--- Start Provided material ---

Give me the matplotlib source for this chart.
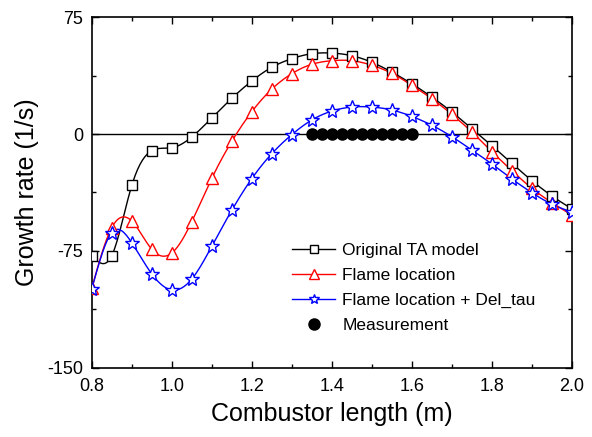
import numpy as np
import matplotlib.pyplot as plt
from matplotlib.ticker import MultipleLocator

plt.rcParams['font.family'] = ['Liberation Sans', 'DejaVu Sans']
plt.rcParams['axes.unicode_minus'] = False

length = [0.80, 0.85, 0.90, 0.95, 1.00, 1.05, 1.10, 1.15, 1.20, 1.25, 1.30,
          1.35, 1.40, 1.45, 1.50, 1.55, 1.60, 1.65, 1.70, 1.75, 1.80, 1.85,
          1.90, 1.95, 2.00]
original_ta = [-78, -78, -33, -10.7, -8.8, -1.9, 10.3, 22.9, 34.0, 42.8, 48.3,
               51.5, 51.9, 50.2, 46.0, 39.7, 32.2, 23.7, 14.1, 3.4, -7.5, -18.8,
               -29.9, -39.7, -48]
flame_loc = [-99, -60, -55.8, -73.9, -76.3, -56.2, -28.4, -4.7, 14.3, 28.8, 38.7,
             44.7, 47.0, 47.0, 44.1, 38.9, 31.2, 22.6, 12.6, 1.3, -11.3, -23.5,
             -34.8, -44, -52]
flame_del = [-99.4, -63.2, -69.7, -89.7, -100, -93, -72, -48.9, -28.6, -12.6, -0.4,
             9.0, 14.7, 17.3, 17.3, 15.4, 11.3, 5.6, -1.7, -10.3, -19.2, -28.8,
             -37.6, -45, -50]
meas_x = [1.35, 1.375, 1.40, 1.425, 1.45, 1.475, 1.50, 1.525, 1.55, 1.575, 1.60]
meas_y = [0] * len(meas_x)


def spline_line(x, y, n=400):
    # natural cubic spline, used only to draw the smooth connecting line
    x = np.asarray(x, float)
    y = np.asarray(y, float)
    h = np.diff(x)
    m = len(x)
    A = np.zeros((m, m))
    b = np.zeros(m)
    A[0, 0] = A[-1, -1] = 1
    for i in range(1, m - 1):
        A[i, i - 1] = h[i - 1]
        A[i, i] = 2 * (h[i - 1] + h[i])
        A[i, i + 1] = h[i]
        b[i] = 6 * ((y[i + 1] - y[i]) / h[i] - (y[i] - y[i - 1]) / h[i - 1])
    M = np.linalg.solve(A, b)
    xs = np.linspace(x[0], x[-1], n)
    k = np.clip(np.searchsorted(x, xs) - 1, 0, m - 2)
    t0 = x[k + 1] - xs
    t1 = xs - x[k]
    hk = h[k]
    ys = (M[k] * t0 ** 3 / (6 * hk) + M[k + 1] * t1 ** 3 / (6 * hk)
          + (y[k] / hk - M[k] * hk / 6) * t0 + (y[k + 1] / hk - M[k + 1] * hk / 6) * t1)
    return xs, ys


fig = plt.figure(figsize=(5.92, 4.37), dpi=100)
ax = fig.add_axes([0.155, 0.158, 0.811, 0.803])

ax.axhline(0, color='black', lw=1.0, zorder=1)

series = [
    (original_ta, 'black', 's', 7, 'Original TA model'),
    (flame_loc, 'red', '^', 9, 'Flame location'),
    (flame_del, 'blue', '*', 10, 'Flame location + Del_tau'),
]
for vals, col, mk, ms, lab in series:
    xs, ys = spline_line(length, vals)
    ax.plot(xs, ys, color=col, lw=1.0, zorder=2)
    ax.plot(length, vals, ls='none', marker=mk, ms=ms, mfc='white', mec=col,
            mew=1.0, zorder=3)
    ax.plot([], [], color=col, lw=1.0, marker=mk, ms=ms * 0.75, mfc='white',
            mec=col, mew=1.0, label=lab)

ax.plot(meas_x, meas_y, ls='none', marker='o', ms=8, color='black', zorder=4,
        label='Measurement')

ax.set_xlim(0.8, 2.0)
ax.set_ylim(-150, 75)
ax.xaxis.set_major_locator(MultipleLocator(0.2))
ax.xaxis.set_minor_locator(MultipleLocator(0.1))
ax.yaxis.set_major_locator(MultipleLocator(75))
ax.yaxis.set_minor_locator(MultipleLocator(37.5))
ax.xaxis.set_major_formatter(plt.FormatStrFormatter('%.1f'))
ax.tick_params(which='both', direction='in', top=True, right=True, labelsize=13)
ax.tick_params(which='major', length=5, width=1)
ax.tick_params(which='minor', length=3, width=1)
ax.tick_params(axis='x', pad=7)
ax.tick_params(axis='y', pad=6)
for sp in ax.spines.values():
    sp.set_linewidth(1.2)

ax.set_xlabel('Combustor length (m)', fontsize=18, labelpad=5)
ax.set_ylabel('Growth rate (1/s)', fontsize=18, labelpad=6)

ax.legend(loc='upper left', bbox_to_anchor=(0.417, 0.357), frameon=False,
          fontsize=12.5, handlelength=2.5, labelspacing=0.56, handletextpad=0.4,
          borderpad=0, borderaxespad=0)

plt.savefig('out.png', dpi=100)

--- End Provided material ---

_To do_
Omit the pictures, then repeat exactly each line from the beginning of the listing through the line with "plt.rcParams['axes.unicode_minus'] = False".

_Reply_
Give me the matplotlib source for this chart.
import numpy as np
import matplotlib.pyplot as plt
from matplotlib.ticker import MultipleLocator

plt.rcParams['font.family'] = ['Liberation Sans', 'DejaVu Sans']
plt.rcParams['axes.unicode_minus'] = False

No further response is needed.